It turned out that the civilians are working on Friday so I actually had one extra day of work this week. I find out about my extra shift eight hours before I was to be at work so it wasn’t that bad of a deal. They were, apparently, unsure if I was going to show up and didn’t know what to do. Someone suggested that they call me – what a novel idea. My mind has been in vacation mode since I left work yesterday so I’ve just been goofing off – yep – goofing off. I’ve had some time to snag a couple of news snippets – the excerpts don’t tell the whole story but most are amusing enough to stand on their own.
The finale of a political convention is a little like a wedding: the bride is always radiant, and the nominee is always stirring. In an unusual turn, even Senator John McCain, the expected Republican nominee, felt compelled to pay tribute to Mr. Obama’s historic milestone with a television advertisement congratulating his opponent on “a job well done.” (No good ad goes unpunished: after Mr. McCain’s spot on CNN came a Mutual of Omaha commercial about retirement plans for the elderly, and another promising to reverse baldness.)
I love irony
John McCain’s campaign is keeping a close eye on Tropical Storm Gustav as it heads towards the Gulf Coast and Republicans begin the trek to St. Paul, Minnesota, to nominate McCain for president.
Gee – it would be a shame to have people correlate your nomination with Bush and the debacle that was Katrina. It’s no wonder you’re worried about the path of the storm.
With a day’s program that included music from Jennifer Hudson, Sheryl Crow and Stevie Wonder (“a personal highlight for me,” CNN’s Wolf Blitzer said), it was a bit of an Obamapalooza. Joe Biden showed up unannounced — to jam, as it were. Perhaps he just wanted to feel what it was like to address a crowd of 84,000.
Ouch – that’s just mean.
This time, like before, the argument is that labels would like to sell the albums as a unit instead of singles, and the new part is that some of them are beginning to bypass the iTunes behemoth distribution machine. Apple insists that labels can’t sell the whole album as a unit, and has also stuck, for the most part, to its 99 cent-per-song philosophy, which labels have fought against.
The music industry wants to get back to the selling 10-14 songs at a time while only giving you two songs you’ll actually like.
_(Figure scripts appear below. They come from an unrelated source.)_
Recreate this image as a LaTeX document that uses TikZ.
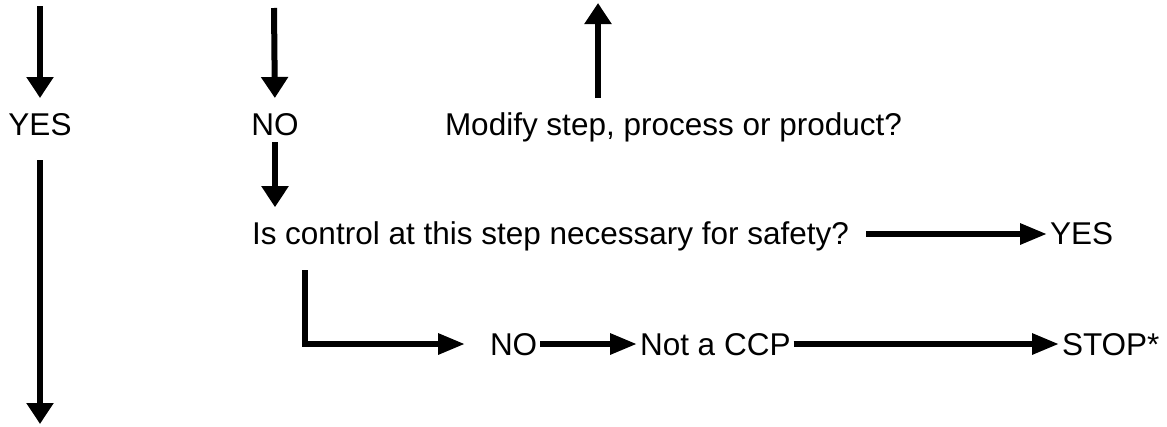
\documentclass[tikz,border=0pt]{standalone}
\usepackage{fontspec}
\setmainfont{Liberation Sans}
\usepackage{tikz}
\usetikzlibrary{arrows.meta}

\begin{document}
\begin{tikzpicture}[x=1pt, y=-1pt,
	font=\fontsize{31.5}{36}\selectfont,
	lbl/.style={inner sep=0pt, outer sep=0pt},
	wire/.style={line width=6pt},
	arrv/.style={wire, -{Triangle[length=21pt, width=26pt]}},
	arrh/.style={wire, -{Triangle[length=27pt, width=20pt]}}]
	\useasboundingbox (0, 0) rectangle (1167, 426);
	% Paths, nodes and wires:
	\coordinate (T1) at (40, 6);
	\coordinate (T2) at (274, 8);
	\coordinate (T3) at (598, 3);
	\coordinate (B1) at (40, 424);
	\node[lbl, anchor=base](Y1) at (40, 135){YES};
	\node[lbl, anchor=base](N1) at (275, 135){NO};
	\node[lbl, anchor=base west](M1) at (445, 135){Modify step, process or product?};
	\node[lbl, anchor=base west](Q1) at (252, 244){Is control at this step necessary for safety?};
	\node[lbl, anchor=base west](Y2) at (1050, 244){YES};
	\node[lbl, anchor=base west](N2) at (490, 355){NO};
	\node[lbl, anchor=base west](C1) at (640, 355){Not a CCP};
	\node[lbl, anchor=base west](S1) at (1062, 355){STOP*};
	\coordinate (L1) at ([xshift=53pt, yshift=-26pt]Q1.base west);
	\draw[arrv, shorten >=15pt] (T1) -- (Y1.north);
	\draw[arrv, shorten <=25pt] (Y1.south) -- (B1);
	\draw[arrv, shorten >=15pt] (T2) -- (N1.north);
	\draw[arrv, shorten <=7pt, shorten >=14pt] (N1.south) -- (N1.south |- Q1.north);
	\draw[arrv, shorten <=14pt] (T3 |- M1.north) -- (T3);
	\draw[arrh, shorten <=17pt, shorten >=3pt] ([yshift=10pt]Q1.base east) -- ([yshift=10pt]Y2.base west);
	\draw[arrh, shorten >=25pt] (L1) |- ([yshift=11pt]N2.base west);
	\draw[arrh, shorten <=3pt, shorten >=3pt] ([yshift=11pt]N2.base east) -- ([yshift=11pt]C1.base west);
	\draw[arrh, shorten <=3pt, shorten >=3pt] ([yshift=11pt]C1.base east) -- ([yshift=11pt]S1.base west);
\end{tikzpicture}
\end{document}
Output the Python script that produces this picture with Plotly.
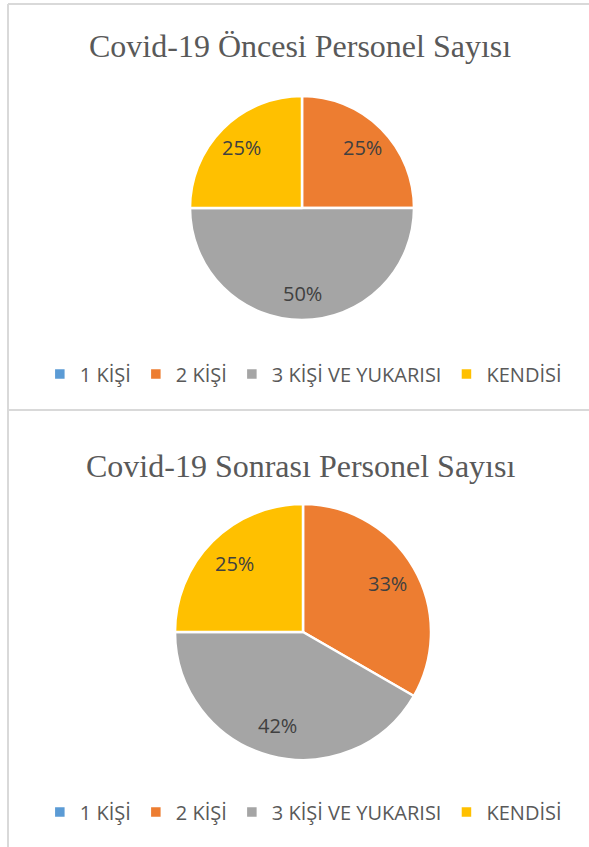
import math
import plotly.graph_objects as go

labels = ["1 KİŞİ", "2 KİŞİ", "3 KİŞİ VE YUKARISI", "KENDİSİ"]
before_values = [0, 1, 2, 1]
after_values = [0, 4, 5, 3]
titles = ["Covid-19 Öncesi Personel Sayısı", "Covid-19 Sonrası Personel Sayısı"]
colors = ["#5B9BD5", "#ED7D31", "#A5A5A5", "#FFC000"]

W, H = 589, 847


def px_x(x):
    return x / W


def px_y(y):
    return 1 - y / H


# pie geometry in pixels: (left, top, right, bottom)
pies = [
    dict(values=before_values, box=(190, 96, 414, 320), legend="legend", group="before",
         title_y=46, legend_y=374),
    dict(values=after_values, box=(175, 504, 431, 760), legend="legend2", group="after",
         title_y=466, legend_y=812),
]

fig = go.Figure()
annotations = []
for i, p in enumerate(pies):
    l, t, r, b = p["box"]
    vals = p["values"]
    fig.add_trace(go.Pie(
        labels=labels, values=vals, sort=False, direction="clockwise", rotation=0,
        marker=dict(colors=colors, line=dict(color="white", width=2.5)),
        textinfo="none",
        domain=dict(x=[px_x(l), px_x(r)], y=[px_y(b), px_y(t)]),
        legend=p["legend"], legendgroup=p["group"], hoverinfo="label+percent",
    ))
    # data labels, placed at each slice's mid-angle
    cx, cy, rad = (l + r) / 2, (t + b) / 2, (r - l) / 2
    total = sum(vals)
    cum = 0
    for v in vals:
        if v > 0:
            mid = 2 * math.pi * (cum + v / 2) / total
            fx = cx + 0.76 * rad * math.sin(mid)
            fy = cy - 0.76 * rad * math.cos(mid)
            annotations.append(dict(
                text=f"{round(100 * v / total)}%", x=px_x(fx), y=px_y(fy),
                xref="paper", yref="paper", showarrow=False,
                xanchor="center", yanchor="middle",
                font=dict(family="Open Sans", size=20, color="#404040")))
        cum += v
    annotations.append(dict(
        text=titles[i], x=0.51, y=px_y(p["title_y"]), xref="paper", yref="paper",
        showarrow=False, xanchor="center", yanchor="middle",
        font=dict(family="Liberation Serif", size=32, color="#595959")))

legend_common = dict(orientation="h", xanchor="center", x=0.515, yanchor="middle",
                     font=dict(family="Open Sans", size=20, color="#595959"),
                     bgcolor="rgba(0,0,0,0)", itemwidth=30, traceorder="normal")

line_col = "#D9D9D9"
fig.update_layout(
    width=W, height=H, margin=dict(l=0, r=0, t=0, b=0),
    paper_bgcolor="white", plot_bgcolor="white",
    legend=dict(y=px_y(pies[0]["legend_y"]), **legend_common),
    legend2=dict(y=px_y(pies[1]["legend_y"]), **legend_common),
    annotations=annotations,
    shapes=[
        dict(type="line", xref="paper", yref="paper", x0=px_x(8), x1=1, y0=px_y(4), y1=px_y(4),
             line=dict(color=line_col, width=2)),
        dict(type="line", xref="paper", yref="paper", x0=px_x(8), x1=px_x(8), y0=px_y(4), y1=0,
             line=dict(color=line_col, width=2)),
        dict(type="line", xref="paper", yref="paper", x0=px_x(8), x1=1, y0=px_y(410), y1=px_y(410),
             line=dict(color=line_col, width=2)),
    ],
)

fig.write_html("out.html", config={"displayModeBar": False},
               post_script="document.body.style.margin='0px';")
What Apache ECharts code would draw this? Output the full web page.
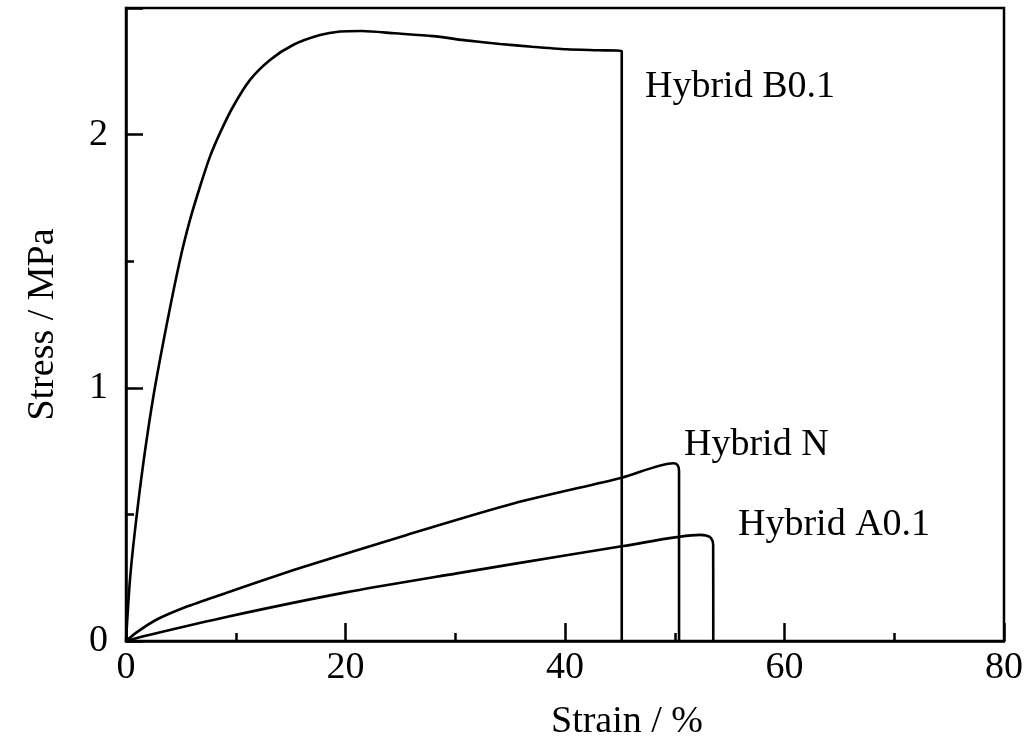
<!DOCTYPE html>
<html>
<head>
<meta charset="utf-8">
<script src="https://cdn.jsdelivr.net/npm/echarts@6/dist/echarts.min.js"></script>
<style>
  html, body { margin: 0; padding: 0; background: #fff; }
  #main { width: 1036px; height: 756px; }
</style>
</head>
<body>
<div id="main"></div>
<script>
// strain (%) / stress (MPa) pairs
var hybridB = [
    [0, 0], [0.36, 0.241], [0.82, 0.438], [1.58, 0.703], [2.49, 0.965],
    [3.71, 1.250], [4.92, 1.505], [5.83, 1.663], [6.74, 1.794],
    [7.65, 1.913], [8.56, 2.006], [9.75, 2.110], [11.30, 2.216], [13.12, 2.295],
    [15.22, 2.354], [17.68, 2.393], [19.5, 2.407], [21.5, 2.409], [24.5, 2.400],
    [27.97, 2.389], [31.0, 2.372], [34.08, 2.358], [37.0, 2.347], [40.16, 2.337],
    [43.0, 2.333], [45.17, 2.330], [45.17, 0]
];
var hybridN = [
    [0, 0], [1.0, 0.035], [2.72, 0.083], [5.5, 0.135], [8.60, 0.182],
    [15.78, 0.287], [25.58, 0.419], [35.38, 0.544], [45.18, 0.645],
    [49.87, 0.702], [50.25, 0.695], [50.39, 0.672], [50.39, 0]
];
var hybridA = [
    [0, 0], [2.0, 0.023], [9.25, 0.096], [20.03, 0.192], [30.15, 0.267],
    [40.27, 0.340], [45.31, 0.375], [52.30, 0.419], [52.85, 0.417],
    [53.3, 0.407], [53.5, 0.379], [53.51, 0]
];
var seriesNames = ['Hybrid B0.1', 'Hybrid N', 'Hybrid A0.1'];
var xTicks = [0, 20, 40, 60, 80];
var yTicks = [0, 1, 2];

var chart = echarts.init(document.getElementById('main'));
var font = 'Liberation Serif';
var labelFont = '38px "Liberation Serif"';

function line(name, data) {
    return {
        name: name,
        type: 'line',
        data: data,
        showSymbol: false,
        smooth: 0.25,
        animation: false,
        lineStyle: { color: '#000', width: 2.6 }
    };
}

var option = {
    backgroundColor: '#fff',
    animation: false,
    grid: {
        left: 126, top: 8, right: 32, bottom: 115,
        show: true, borderColor: '#000', borderWidth: 2.5,
        containLabel: false
    },
    xAxis: [{
        type: 'value', min: xTicks[0], max: xTicks[xTicks.length - 1], interval: 20,
        position: 'bottom',
        name: 'Strain / %', nameLocation: 'middle', nameGap: 62,
        nameTextStyle: { fontFamily: font, fontSize: 38, color: '#000', padding: [0, 0, 0, 124] },
        axisLine: { lineStyle: { color: '#000', width: 2.5 } },
        axisTick: { inside: true, length: 18, lineStyle: { color: '#000', width: 2.5 } },
        axisLabel: { fontFamily: font, fontSize: 38, color: '#000', margin: 8 },
        splitLine: { show: false }
    }, {
        type: 'value', min: 0, max: 80, interval: 10,
        position: 'bottom',
        axisLine: { show: false },
        axisTick: { inside: true, length: 8, lineStyle: { color: '#000', width: 2.5 } },
        axisLabel: { show: false },
        splitLine: { show: false }
    }],
    yAxis: [{
        type: 'value', min: yTicks[0], max: 2.5, interval: 1,
        position: 'left',
        name: 'Stress / MPa', nameLocation: 'middle', nameGap: 64,
        nameTextStyle: { fontFamily: font, fontSize: 38, color: '#000' },
        axisLine: { show: true, lineStyle: { color: '#000', width: 2.5 } },
        axisTick: { inside: true, length: 17, lineStyle: { color: '#000', width: 2.5 } },
        axisLabel: {
            fontFamily: font, fontSize: 38, color: '#000', margin: 18,
            formatter: function (v) { return yTicks.indexOf(v) >= 0 ? String(v) : ''; }
        },
        splitLine: { show: false }
    }, {
        type: 'value', min: 0, max: 2.5, interval: 0.5,
        position: 'left',
        axisLine: { show: false },
        axisTick: { inside: true, length: 8, lineStyle: { color: '#000', width: 2.5 } },
        axisLabel: { show: false },
        splitLine: { show: false }
    }],
    graphic: [
        { type: 'text', left: 645, top: 68, style: { text: seriesNames[0], font: labelFont, fill: '#000' } },
        { type: 'text', left: 684, top: 426, style: { text: seriesNames[1], font: labelFont, fill: '#000' } },
        { type: 'text', left: 738, top: 506, style: { text: seriesNames[2], font: labelFont, fill: '#000' } }
    ],
    series: [
        line(seriesNames[0], hybridB),
        line(seriesNames[1], hybridN),
        line(seriesNames[2], hybridA)
    ]
};

chart.setOption(option);
</script>
</body>
</html>
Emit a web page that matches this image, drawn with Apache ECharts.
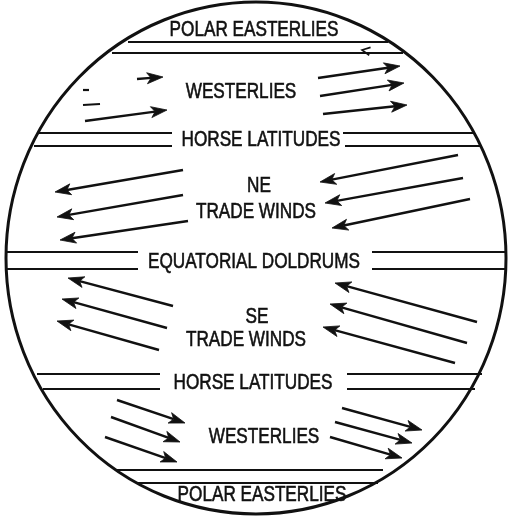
<!DOCTYPE html>
<html><head><meta charset="utf-8">
<script src="https://cdn.jsdelivr.net/npm/echarts@6/dist/echarts.min.js"></script>
<style>html,body{margin:0;padding:0;background:#fff}#c{width:509px;height:516px}</style>
</head><body><div id="c"></div>
<script>
// Globe outline: [centerX, centerY, radiusX, radiusY] in diagram units
const globeOutline = [[256, 258, 250, 256]];

// Zone boundary lines: [xStart, xEnd, y]
const bandLines = [
  [128, 388, 42], [112, 403, 53],
  [38, 172, 133], [343, 475, 133], [34, 172, 146], [345, 482, 146],
  [6, 138, 252], [372, 506, 252], [6, 138, 269], [372, 506, 269],
  [37, 160, 374], [347, 482, 374], [43, 160, 389], [347, 475, 389],
  [115, 383, 470], [138, 378, 483]
];

// Wind arrows: [tailX, tailY, headX, headY]
const westerliesNorth = [
  [318, 78, 400, 66], [320, 96, 404, 83], [323, 114, 407, 105],
  [85, 121, 167, 110], [137, 79, 163, 77]
];
const neTradeWinds = [
  [183, 170, 55, 192], [183, 195, 57, 217], [188, 221, 60, 240],
  [458, 155, 320, 182], [463, 178, 325, 203], [470, 199, 332, 228]
];
const seTradeWinds = [
  [173, 306, 68, 278], [167, 328, 62, 299], [159, 350, 57, 321],
  [477, 322, 335, 283], [467, 343, 330, 304], [455, 363, 323, 327]
];
const westerliesSouth = [
  [117, 400, 185, 423], [111, 417, 180, 442], [105, 437, 177, 462],
  [342, 408, 422, 430], [335, 422, 412, 443], [330, 437, 402, 458]
];
// Faint fragments of a faded arrow: [x1, y1, x2, y2]
const faintStrokes = [[83, 90, 89, 90], [83, 105, 100, 104]];
// Small open arrowhead on polar boundary: [tailX, tailY, headX, headY]
const openArrowHeads = [[374, 52, 362, 50]];

// Labels: [text, x, y]
const zoneLabels = [
  ["POLAR EASTERLIES", 254, 30],
  ["WESTERLIES", 241, 92],
  ["HORSE LATITUDES", 261, 140],
  ["NE", 259, 186],
  ["TRADE WINDS", 256, 212],
  ["EQUATORIAL DOLDRUMS", 254, 262],
  ["SE", 257, 317],
  ["TRADE WINDS", 246, 340],
  ["HORSE LATITUDES", 253, 383],
  ["WESTERLIES", 264, 437],
  ["POLAR EASTERLIES", 262, 495]
];

const INK = '#111111';
const FONT = '"Liberation Sans", Arial, sans-serif';

function arrowItem(params, api) {
  const p1 = api.coord([api.value(0), api.value(1)]);
  const p2 = api.coord([api.value(2), api.value(3)]);
  const dx = p2[0] - p1[0], dy = p2[1] - p1[1];
  const L = Math.hypot(dx, dy) || 1;
  const ux = dx / L, uy = dy / L, nx = -uy, ny = ux;
  const hl = 16, hw = 5.5;
  const bx = p2[0] - ux * hl, by = p2[1] - uy * hl;
  const notch = [p2[0] - ux * hl * 0.75, p2[1] - uy * hl * 0.75];
  return {
    type: 'group',
    children: [
      { type: 'line', shape: { x1: p1[0], y1: p1[1], x2: notch[0], y2: notch[1] },
        style: { stroke: INK, lineWidth: 2.4 } },
      { type: 'polygon', shape: { points: [p2, [bx + nx * hw, by + ny * hw], notch, [bx - nx * hw, by - ny * hw]] },
        style: { fill: INK, stroke: INK, lineWidth: 0.8 } }
    ]
  };
}

function openHeadItem(params, api) {
  const p1 = api.coord([api.value(0), api.value(1)]);
  const p2 = api.coord([api.value(2), api.value(3)]);
  const dx = p2[0] - p1[0], dy = p2[1] - p1[1];
  const L = Math.hypot(dx, dy) || 1;
  const ux = dx / L, uy = dy / L, nx = -uy, ny = ux;
  const hl = 8, hw = 4;
  const bx = p2[0] - ux * hl, by = p2[1] - uy * hl;
  return {
    type: 'polyline',
    shape: { points: [[bx + nx * hw, by + ny * hw], p2, [bx - nx * hw, by - ny * hw]] },
    style: { stroke: INK, lineWidth: 1.6, fill: null }
  };
}

function segItem(params, api) {
  const p1 = api.coord([api.value(0), api.value(1)]);
  const p2 = api.coord([api.value(2), api.value(3)]);
  return { type: 'line', shape: { x1: p1[0], y1: p1[1], x2: p2[0], y2: p2[1] },
    style: { stroke: INK, lineWidth: 2.2 } };
}

const arrowSeries = (data) => ({
  type: 'custom', renderItem: arrowItem, data: data,
  encode: { x: [0, 2], y: [1, 3] }, silent: true, animation: false
});

const chart = echarts.init(document.getElementById('c'), null, { renderer: 'canvas' });
chart.setOption({
  backgroundColor: '#ffffff',
  animation: false,
  grid: { left: 0, right: 0, top: 0, bottom: 0 },
  xAxis: { type: 'value', min: 0, max: 509, show: false },
  yAxis: { type: 'value', min: 0, max: 516, inverse: true, show: false },
  series: [
    {
      type: 'custom', silent: true, data: globeOutline,
      renderItem(params, api) {
        const c = api.coord([api.value(0), api.value(1)]);
        const s = api.size([api.value(2), api.value(3)]);
        return {
          type: 'circle', x: c[0], y: c[1], scaleY: s[1] / s[0],
          shape: { cx: 0, cy: 0, r: s[0] },
          style: { fill: null, stroke: INK, lineWidth: 3 }
        };
      }
    },
    {
      type: 'custom', silent: true, data: bandLines,
      renderItem(params, api) {
        const a = api.coord([api.value(0), api.value(2)]);
        const b = api.coord([api.value(1), api.value(2)]);
        return { type: 'line', shape: { x1: a[0], y1: a[1], x2: b[0], y2: b[1] },
          style: { stroke: INK, lineWidth: 2.2 } };
      }
    },
    arrowSeries(westerliesNorth),
    arrowSeries(neTradeWinds),
    arrowSeries(seTradeWinds),
    arrowSeries(westerliesSouth),
    { type: 'custom', silent: true, renderItem: segItem, data: faintStrokes },
    { type: 'custom', silent: true, renderItem: openHeadItem, data: openArrowHeads },
    {
      type: 'custom', silent: true, data: zoneLabels.map(d => [d[1], d[2]]),
      encode: { x: 0, y: 1 },
      renderItem(params, api) {
        const p = api.coord([api.value(0), api.value(1)]);
        return {
          type: 'text', x: p[0], y: p[1], scaleX: 0.78,
          style: {
            text: zoneLabels[params.dataIndex][0],
            fontFamily: FONT, fontSize: 22,
            fill: INK, stroke: INK, lineWidth: 0.6,
            align: 'center', verticalAlign: 'middle'
          }
        };
      }
    }
  ]
});
</script></body></html>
Great business plan!
Eleven beheaded bodies were dumped close to a graveyard outside a sleepy southern city on Thursday in the latest shocking crime in Mexico’s vicious drug war.
I read the eleven beheaded bodies and thought – its gotta be drugs. You might as well call me Carnac the Magnificent.
Defense attorneys filed 95 letters in court Wednesday night as part of a bid to get Abramoff out of prison early. They describe him as a humbled, changed man whose family is suffering and nearly broke after his first 18 months in prison… …In prison, Abramoff has focused on studying Judaism and helping fellow inmates, friends said. He has taught classes entitled “Parenting from a Distance,” “Modern Marvels,” “Cinema Studies,” and “The Holocaust in Films,” his attorneys said. He is currently teaching a motion picture theory class.
Almost anyone trying to get out of jail early finds religion. I have a feeling Bush is going to give him a last minute pardon – its a shame – the guy deserves to spend his time in jail. They should give a fair trial to the West Memphis Three before they even think of dealing with this guys crap.
After Adrian Beltre’s walk-off homer in the bottom of the 11th inning Monday, the Mariners went completely nuts. Winning pitcher R.A. Dickey told The Seattle Times, “We celebrated just like we would have celebrated if we were in a pennant race.” Nothing like the manufactured excitement that comes from reducing a division lead to … 30 1/2 games
Our team is… what’s the word? Horrendous
The Lindsay Lohan sweating an athlete thing isn’t brand spanking earth shattering news. She’s already discussed, in a rather profane manner, how attractive she thinks Michael Phelps is, and the now, she may or may not be infatuated with a certain Chicago Bears quarterback. That’s right, Kyle Orton, you are pretty, pretty, pretty attractive. Also spied dancing with an attractive blonde at Crimson Lounge: new Bears quarterback Kyle Orton – dubbed ”super-hot” by Lohan, Ronson and Lauper, who all admired the NFL player’s dance-floor moves.
Last year he looked like a child molester with his molestache – this year he’s attractive?
“Gentlemen, I’m the last person to disagree with you on the chicken hawk, lying coward, sexist, racist, needs a face-lift, whore stuff, but you really need to re-cut this track,” Olbermann said addressing the Avengers last week on his MSNBC show “Countdown.” “Nobody’s life should be threatened, not even in the hyperbole of the moment. Beside, you are rappers. You have better ethics than Bill O’Reilly does. Live up to them. Don’t live down to him. Word to your mother.”